Along with the unpleasantness of crime, alarming destitution seems to have increased as well. The Ramblas and major tourist sights are overrun with beggars, unwashed, burned out junkies, mental and physical cripples and “others” either doing some kind of bizarre street performing while a cohort begs for change (Have you ever heard a hopelessly drunk, 50 year old chain smoker try to sing the blues, un-amplified and a capella? It ain’t pretty.) or just pathetically sprawled on the sidewalk, unconscious, with a sign that begs for money in three languages propped up against a McDonald’s paper cup. The only place that I’ve seen that comes close to equaling the level of miserable indigence that can be seen around central Barcelona are a few ugly neighborhoods in Amsterdam. The good news is that these hard luck cases are, by and large, not overtly aggressive when it comes to begging. The most insistent people tend to be the elderly, toothless ladies who will actually grab your arm and try to stop you in your tracks or the strung out, aging punkers who like to team up and go through the crowd three or four at a time begging for tips for the entertainment being provided by their friend playing an extended re-mix of “Old McDonald Had a Farm” on the recorder.

Near the end of a long day of walking, I finally gave in to the suppressed tourist urgings within me and decided to visit the Pablo Picasso Museum. I was passing the place anyway and after about the third sign indicating that I was getting closer and closer to the joint, it became clear that fate was commanding me to beat back my aversion to the art of painting and see what a genius in this field could do. I kept following the signs until I arrived at a square. There was no indication as to where to go next, so I just continued straight into the next street across the square. About a block later I ran into another sign for the museum pointing back toward the square. This time when I got the square, I walked the entire perimeter, looking for the museum. There was nothing. Just shops and cafes. While I was teetering in confusion, I noticed a tiny little plaque off on a side street that said “Pablo Picasso Museum” and then gave an address that should have been just a few doors down the street. I walked to the door which turned out to be an apartment building and couldn’t find any more signs. I wandered around in circles for about 20 minutes before the obvious conclusion hit me. There wasn’t any fricking Picasso Museum! It was all just a huge practical joke on us tourists! I bet the tourism bureau has a hidden camera set up in that square and they sit around the monitor all day, laughing like Beavis and Butthead at the tourists staggering around looking for a museum that doesn’t exist. In fact, I’ll lay odds there wasn’t even a Picasso at all! The whole thing is probably one huge practical joke that somebody started in the early 1900s and the gag has just grown and been wildly disseminated over the years, just like Christianity. Whoops, better not go there.

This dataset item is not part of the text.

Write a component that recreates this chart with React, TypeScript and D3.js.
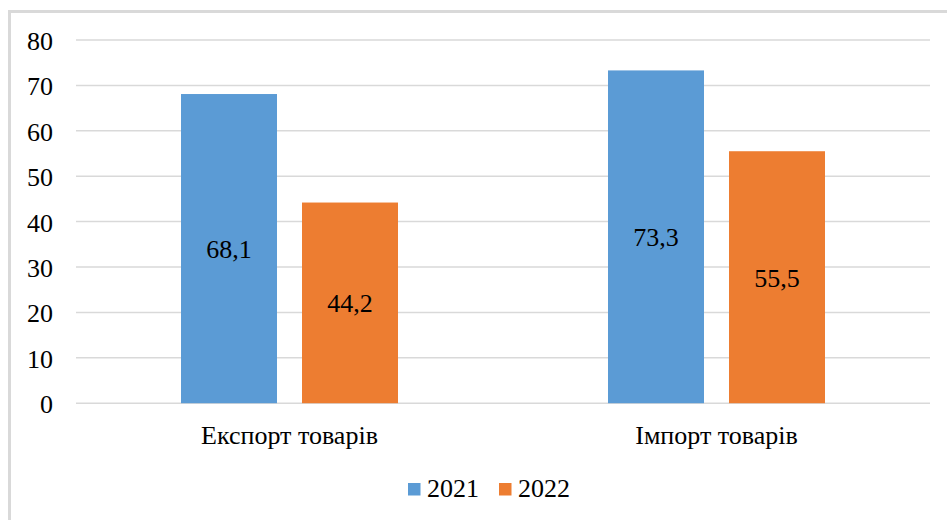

I could talk about Barcelona for another 3,000 words and still not do justice to the city, so I’ll save you the eye strain and leave you with this…If you believe the hype, Barcelona might be the reigning tourist danger zone in western Europe at the moment. My feelings are that there’s danger and then there’s trouble that comes with being inattentive, naïve, ignoring basic common sense and being helplessly drunk. Out of the 20-some stories I heard about being robbed in Barcelona, all but one could have been avoided by keeping a firm grasp on the basics of personal safety. Keep your wits about you and you shouldn’t have any more trouble in Barcelona than you would in Chicago. In the sheer oh-wow sense, Barcelona’s offerings are paralleled only by Paris, London and Rome. This is not something you want to miss. Chain your wallet to you underwear and prepare to be awed.